Exploring soil water retention hysteresis in the entire suction range and microstructure evolution of loess: The influence of sediment depths

Abstract

Sediment depths can influence both soil structure and hydraulic processes, resulting in diverse soil-water retention properties. This study aimed to investigate the impact of sediment depths on soil-water retention hysteresis across the entire suction range, as well as the microstructure evolution of loess during the drying-wetting cycle. Laboratory tests were conducted to achieve this objective. The test results demonstrated that the water retention properties of the natural loess were significantly affected by sediment depths over the entire suction range. And the tested samples shrank considerably due to drying, while the swelling curves were almost linear induced by the wetting. Besides, the commonly used four water retention models were adopted to fit the test data, and Zhou's model showed the best-fitting performance. Furthermore, the local degree of hysteresis in the low suction range was generally larger than that in the high suction range for all samples, and the minimum local degree of hysteresis corresponded to the in-situ suction of tested samples.

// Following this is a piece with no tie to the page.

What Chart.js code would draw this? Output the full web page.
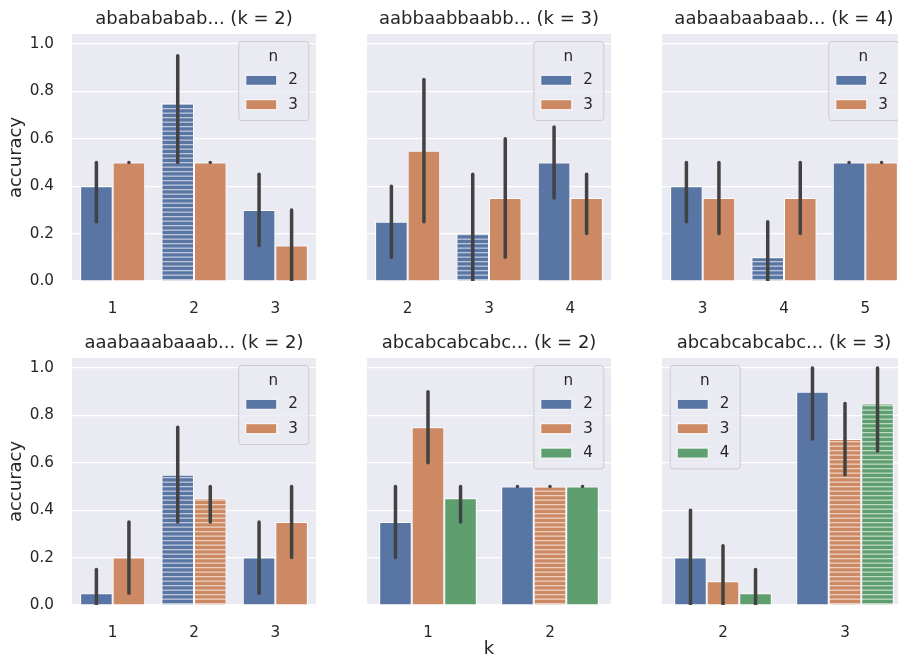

The average degree of hysteresis of JY-5 m, JY-15 m, and JY-30 m samples were 0.12, 0.14, and 0.13 respectively. Regarding microstructure change, the void ratios (which were smaller than the actual void ratios of soil samples) measured by the mercury intrusion porosimetry (MIP) tests became larger after undergoing the drying-wetting cycle, and most of the increased pores were primarily attributed to the formation of small mesopores in the vicinity of the main capillary pores. The results of this study contribute valuable insights into the dynamics of soil-water retention hysteresis and the associated microstructure evolution of loess.